What the exercise asks » Exclude images, then output the remaining data verbatim.

-----

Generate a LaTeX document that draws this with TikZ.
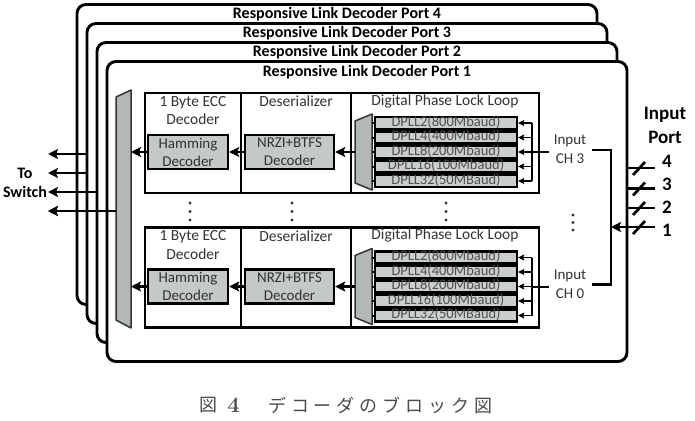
\documentclass[tikz,border=0pt]{standalone}
\usepackage{fontspec}
\setmainfont{Carlito}
\newfontfamily\cjk{Noto Sans CJK JP}
\newfontfamily\lmr{Latin Modern Roman}
\usetikzlibrary{arrows.meta}
\definecolor{txt}{HTML}{333333}
\definecolor{boxgray}{HTML}{C4C8C8}
\definecolor{muxgray}{HTML}{B2B7B7}
\definecolor{dpllgray}{HTML}{CACECE}
\definecolor{dplltxt}{HTML}{505050}
\definecolor{captxt}{HTML}{4A4A4A}
\newcommand{\capsp}{\hspace{4.9pt}}
\tikzset{
 portbox/.style={draw=black, line width=2.9pt, fill=white, rounded corners=9pt, minimum width=520pt, minimum height=300pt, inner sep=0pt},
 porttitle/.style={font=\bfseries\fontsize{16pt}{19pt}\selectfont, inner sep=0pt},
 blockbox/.style={draw=black, line width=2.4pt, inner sep=0pt, minimum height=100pt},
 hdr/.style={font=\fontsize{15.5pt}{18.5pt}\selectfont, text=txt, align=center, inner sep=0pt},
 decbox/.style={draw=black, line width=2.4pt, fill=boxgray, minimum height=34pt, inner sep=0pt, align=center, text=txt, font=\fontsize{15pt}{18pt}\selectfont},
 dpllrow/.style={draw=black, line width=2.4pt, fill=dpllgray, minimum width=142pt, minimum height=12pt, inner sep=0pt, text height=8pt, text depth=2pt, text=dplltxt, font=\fontsize{14.5pt}{17pt}\selectfont},
 mux/.style={draw=black!80, line width=1.5pt, fill=muxgray, line join=round},
 arr/.style={line width=2.9pt, -{Stealth[length=10pt,width=10pt,inset=2pt]}},
 smallarr/.style={line width=1.8pt, -{Stealth[length=6pt,width=6pt,inset=1pt]}},
 wire/.style={line width=2.7pt},
 thinwire/.style={line width=2pt},
 lbl/.style={font=\bfseries\fontsize{16pt}{19pt}\selectfont, inner sep=0pt, align=center},
 biglbl/.style={font=\bfseries\fontsize{19pt}{24pt}\selectfont, inner sep=0pt, align=center},
 chlbl/.style={font=\fontsize{15pt}{19pt}\selectfont, text=txt, inner sep=0pt, align=center},
 vdot/.style={fill=txt, circle, inner sep=0pt, minimum size=3.2pt},
}
\begin{document}
\begin{tikzpicture}[x=1pt,y=-1pt]
\useasboundingbox (0,0) rectangle (695,420);

% port 4
\node[portbox] (p4) at (337,154.5) {};
\node[porttitle] (t4) at (337,14) {Responsive Link Decoder Port 4};
\coordinate (o4s) at (87,154); \coordinate (o4e) at (48,154);
\draw[arr] (o4s) -- (o4e);
% port 3
\node[portbox] (p3) at (347,173.5) {};
\node[porttitle] (t3) at (347,33) {Responsive Link Decoder Port 3};
\coordinate (o3e) at (48,173);
\draw[arr] (p3.west |- o3e) -- (o3e);
% port 2
\node[portbox] (p2) at (357,192.5) {};
\node[porttitle] (t2) at (357,52) {Responsive Link Decoder Port 2};
\coordinate (o2e) at (48,192);
\draw[arr] (p2.west |- o2e) -- (o2e);
% port 1
\node[portbox] (p1) at (367,211.5) {};
\node[porttitle] (t1) at (367,72) {Responsive Link Decoder Port 1};
\coordinate (o1e) at (48,211);
\draw[arr] (p1.west |- o1e) -- (o1e);

% big output mux
\draw[mux] (116,97) -- (131,90) -- (131,328) -- (116,320) -- cycle;
\coordinate (bigR) at (131,209);
\coordinate (bigL) at (116,211);
\coordinate (o0e) at (48,211);
\draw[arr] (bigL) -- (o0e);

\node[lbl] (sw) at (25,182.5) {To\\Switch};

% decoder blocks
\foreach \b/\dy/\cn in {u/0/3, l/134.5/0} {
  \node[blockbox, minimum width=96pt] (ecc\b) at (193,143+\dy) {};
  \node[blockbox, minimum width=110pt] (des\b) at (296,143+\dy) {};
  \node[blockbox, minimum width=188pt] (dpl\b) at (445,143+\dy) {};
  \node[hdr] (ecch\b) at (193,110.5+\dy) {1 Byte ECC\\Decoder};
  \node[hdr] (desh\b) at (296,101.5+\dy) {Deserializer};
  \node[hdr] (dplh\b) at (445,101+\dy) {Digital Phase Lock Loop};
  \node[decbox, minimum width=80pt] (ham\b) at (188,152+\dy) {Hamming\\Decoder};
  \node[decbox, minimum width=89pt] (nrz\b) at (289.5,152+\dy) {NRZI+BTFS\\Decoder};
  \draw[mux] (355,121+\dy) -- (372,114+\dy) -- (372,190+\dy) -- (355,183+\dy) -- cycle;
  \coordinate (mxl\b) at (355,152+\dy);
  \coordinate (mxr\b) at (372,152+\dy);
  \coordinate (bt\b) at (532,123+\dy);
  \coordinate (bb\b) at (532,181+\dy);
  \draw[thinwire] (bt\b) -- (bb\b);
  \foreach \lab [count=\i] in {DPLL2(800Mbaud),DPLL4(400Mbaud),DPLL8(200Mbaud),DPLL16(100Mbaud),DPLL32(50MBaud)} {
    \node[dpllrow] (r\b\i) at (446,108.5+14.5*\i+\dy) {\lab};
    \draw[thinwire] (r\b\i.west -| mxr\b) -- (r\b\i.west);
    \draw[smallarr] (r\b\i.east -| bt\b) -- (r\b\i.east);
  }
  \draw[arr] (mxl\b) -- (nrz\b.east);
  \draw[arr] (nrz\b.west) -- (ham\b.east);
  \draw[arr] (ham\b.west) -- (ham\b.west -| bigR);
  \node[chlbl] (ch\b) at (570,149.5+\dy) {Input\\CH \cn};
  \coordinate (in\b) at (549,152+\dy);
  \draw[thinwire] (in\b) -- (in\b -| bt\b);
  \coordinate (out\b) at (592,150+\dy);
}
\coordinate (jn) at (611,200);
\draw[wire] (outu) -- (outu -| jn) -- (outl -| jn) -- (outl);

% vertical dots
\foreach \x/\y [count=\i] in {190/203,190/211.5,190/220,292/203,292/211.5,292/220,446/203,446/211.5,446/220,573/215,573/222.5,573/230} {
  \node[vdot] (dt\i) at (\x,\y) {};
}

% input ports
\node[biglbl] (ip) at (665,125) {Input\\Port};
\coordinate (pl4) at (655,168);
\coordinate (pl3) at (655,188.5);
\coordinate (pl2) at (655,208);
\coordinate (pl1) at (655,227);
\draw[wire] (pl4) -- (pl4 -| p1.east);
\draw[wire] (pl3) -- (pl3 -| p1.east);
\draw[wire] (pl2) -- (pl2 -| p1.east);
\draw[arr] (pl1) -- (pl1 -| jn);
\foreach \y in {168,188.5,208,227} {
  \draw[wire] (633,\y+7) -- (645,\y-6);
}
\node[biglbl] (n4) at (667,161) {4};
\node[biglbl] (n3) at (667,184) {3};
\node[biglbl] (n2) at (667,207) {2};
\node[biglbl] (n1) at (667,230) {1};

% caption
\node[inner sep=0pt, text=captxt, font=\cjk\fontsize{18pt}{20pt}\selectfont] (cap1) at (208.5,405) {図};
\node[inner sep=0pt, text=captxt, font=\lmr\bfseries\fontsize{22pt}{24pt}\selectfont] (cap2) at (233.5,405) {4};
\node[inner sep=0pt, text=captxt, anchor=west, font=\cjk\fontsize{18pt}{20pt}\selectfont] (cap3) at (268,405) {デ\capsp コ\capsp ー\capsp ダ\capsp の\capsp ブ\capsp ロ\capsp ッ\capsp ク\capsp 図};
\end{tikzpicture}
\end{document}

-----

Solution to the exercise »
Generate a LaTeX document that draws this with TikZ.
\documentclass[tikz,border=0pt]{standalone}
\usepackage{fontspec}
\setmainfont{Carlito}
\newfontfamily\cjk{Noto Sans CJK JP}
\newfontfamily\lmr{Latin Modern Roman}
\usetikzlibrary{arrows.meta}
\definecolor{txt}{HTML}{333333}
\definecolor{boxgray}{HTML}{C4C8C8}
\definecolor{muxgray}{HTML}{B2B7B7}
\definecolor{dpllgray}{HTML}{CACECE}
\definecolor{dplltxt}{HTML}{505050}
\definecolor{captxt}{HTML}{4A4A4A}
\newcommand{\capsp}{\hspace{4.9pt}}
\tikzset{
 portbox/.style={draw=black, line width=2.9pt, fill=white, rounded corners=9pt, minimum width=520pt, minimum height=300pt, inner sep=0pt},
 porttitle/.style={font=\bfseries\fontsize{16pt}{19pt}\selectfont, inner sep=0pt},
 blockbox/.style={draw=black, line width=2.4pt, inner sep=0pt, minimum height=100pt},
 hdr/.style={font=\fontsize{15.5pt}{18.5pt}\selectfont, text=txt, align=center, inner sep=0pt},
 decbox/.style={draw=black, line width=2.4pt, fill=boxgray, minimum height=34pt, inner sep=0pt, align=center, text=txt, font=\fontsize{15pt}{18pt}\selectfont},
 dpllrow/.style={draw=black, line width=2.4pt, fill=dpllgray, minimum width=142pt, minimum height=12pt, inner sep=0pt, text height=8pt, text depth=2pt, text=dplltxt, font=\fontsize{14.5pt}{17pt}\selectfont},
 mux/.style={draw=black!80, line width=1.5pt, fill=muxgray, line join=round},
 arr/.style={line width=2.9pt, -{Stealth[length=10pt,width=10pt,inset=2pt]}},
 smallarr/.style={line width=1.8pt, -{Stealth[length=6pt,width=6pt,inset=1pt]}},
 wire/.style={line width=2.7pt},
 thinwire/.style={line width=2pt},
 lbl/.style={font=\bfseries\fontsize{16pt}{19pt}\selectfont, inner sep=0pt, align=center},
 biglbl/.style={font=\bfseries\fontsize{19pt}{24pt}\selectfont, inner sep=0pt, align=center},
 chlbl/.style={font=\fontsize{15pt}{19pt}\selectfont, text=txt, inner sep=0pt, align=center},
 vdot/.style={fill=txt, circle, inner sep=0pt, minimum size=3.2pt},
}
\begin{document}
\begin{tikzpicture}[x=1pt,y=-1pt]
\useasboundingbox (0,0) rectangle (695,420);

% port 4
\node[portbox] (p4) at (337,154.5) {};
\node[porttitle] (t4) at (337,14) {Responsive Link Decoder Port 4};
\coordinate (o4s) at (87,154); \coordinate (o4e) at (48,154);
\draw[arr] (o4s) -- (o4e);
% port 3
\node[portbox] (p3) at (347,173.5) {};
\node[porttitle] (t3) at (347,33) {Responsive Link Decoder Port 3};
\coordinate (o3e) at (48,173);
\draw[arr] (p3.west |- o3e) -- (o3e);
% port 2
\node[portbox] (p2) at (357,192.5) {};
\node[porttitle] (t2) at (357,52) {Responsive Link Decoder Port 2};
\coordinate (o2e) at (48,192);
\draw[arr] (p2.west |- o2e) -- (o2e);
% port 1
\node[portbox] (p1) at (367,211.5) {};
\node[porttitle] (t1) at (367,72) {Responsive Link Decoder Port 1};
\coordinate (o1e) at (48,211);
\draw[arr] (p1.west |- o1e) -- (o1e);

% big output mux
\draw[mux] (116,97) -- (131,90) -- (131,328) -- (116,320) -- cycle;
\coordinate (bigR) at (131,209);
\coordinate (bigL) at (116,211);
\coordinate (o0e) at (48,211);
\draw[arr] (bigL) -- (o0e);

\node[lbl] (sw) at (25,182.5) {To\\Switch};

% decoder blocks
\foreach \b/\dy/\cn in {u/0/3, l/134.5/0} {
  \node[blockbox, minimum width=96pt] (ecc\b) at (193,143+\dy) {};
  \node[blockbox, minimum width=110pt] (des\b) at (296,143+\dy) {};
  \node[blockbox, minimum width=188pt] (dpl\b) at (445,143+\dy) {};
  \node[hdr] (ecch\b) at (193,110.5+\dy) {1 Byte ECC\\Decoder};
  \node[hdr] (desh\b) at (296,101.5+\dy) {Deserializer};
  \node[hdr] (dplh\b) at (445,101+\dy) {Digital Phase Lock Loop};
  \node[decbox, minimum width=80pt] (ham\b) at (188,152+\dy) {Hamming\\Decoder};
  \node[decbox, minimum width=89pt] (nrz\b) at (289.5,152+\dy) {NRZI+BTFS\\Decoder};
  \draw[mux] (355,121+\dy) -- (372,114+\dy) -- (372,190+\dy) -- (355,183+\dy) -- cycle;
  \coordinate (mxl\b) at (355,152+\dy);
  \coordinate (mxr\b) at (372,152+\dy);
  \coordinate (bt\b) at (532,123+\dy);
  \coordinate (bb\b) at (532,181+\dy);
  \draw[thinwire] (bt\b) -- (bb\b);
  \foreach \lab [count=\i] in {DPLL2(800Mbaud),DPLL4(400Mbaud),DPLL8(200Mbaud),DPLL16(100Mbaud),DPLL32(50MBaud)} {
    \node[dpllrow] (r\b\i) at (446,108.5+14.5*\i+\dy) {\lab};
    \draw[thinwire] (r\b\i.west -| mxr\b) -- (r\b\i.west);
    \draw[smallarr] (r\b\i.east -| bt\b) -- (r\b\i.east);
  }
  \draw[arr] (mxl\b) -- (nrz\b.east);
  \draw[arr] (nrz\b.west) -- (ham\b.east);
  \draw[arr] (ham\b.west) -- (ham\b.west -| bigR);
  \node[chlbl] (ch\b) at (570,149.5+\dy) {Input\\CH \cn};
  \coordinate (in\b) at (549,152+\dy);
  \draw[thinwire] (in\b) -- (in\b -| bt\b);
  \coordinate (out\b) at (592,150+\dy);
}
\coordinate (jn) at (611,200);
\draw[wire] (outu) -- (outu -| jn) -- (outl -| jn) -- (outl);

% vertical dots
\foreach \x/\y [count=\i] in {190/203,190/211.5,190/220,292/203,292/211.5,292/220,446/203,446/211.5,446/220,573/215,573/222.5,573/230} {
  \node[vdot] (dt\i) at (\x,\y) {};
}

% input ports
\node[biglbl] (ip) at (665,125) {Input\\Port};
\coordinate (pl4) at (655,168);
\coordinate (pl3) at (655,188.5);
\coordinate (pl2) at (655,208);
\coordinate (pl1) at (655,227);
\draw[wire] (pl4) -- (pl4 -| p1.east);
\draw[wire] (pl3) -- (pl3 -| p1.east);
\draw[wire] (pl2) -- (pl2 -| p1.east);
\draw[arr] (pl1) -- (pl1 -| jn);
\foreach \y in {168,188.5,208,227} {
  \draw[wire] (633,\y+7) -- (645,\y-6);
}
\node[biglbl] (n4) at (667,161) {4};
\node[biglbl] (n3) at (667,184) {3};
\node[biglbl] (n2) at (667,207) {2};
\node[biglbl] (n1) at (667,230) {1};

% caption
\node[inner sep=0pt, text=captxt, font=\cjk\fontsize{18pt}{20pt}\selectfont] (cap1) at (208.5,405) {図};
\node[inner sep=0pt, text=captxt, font=\lmr\bfseries\fontsize{22pt}{24pt}\selectfont] (cap2) at (233.5,405) {4};
\node[inner sep=0pt, text=captxt, anchor=west, font=\cjk\fontsize{18pt}{20pt}\selectfont] (cap3) at (268,405) {デ\capsp コ\capsp ー\capsp ダ\capsp の\capsp ブ\capsp ロ\capsp ッ\capsp ク\capsp 図};
\end{tikzpicture}
\end{document}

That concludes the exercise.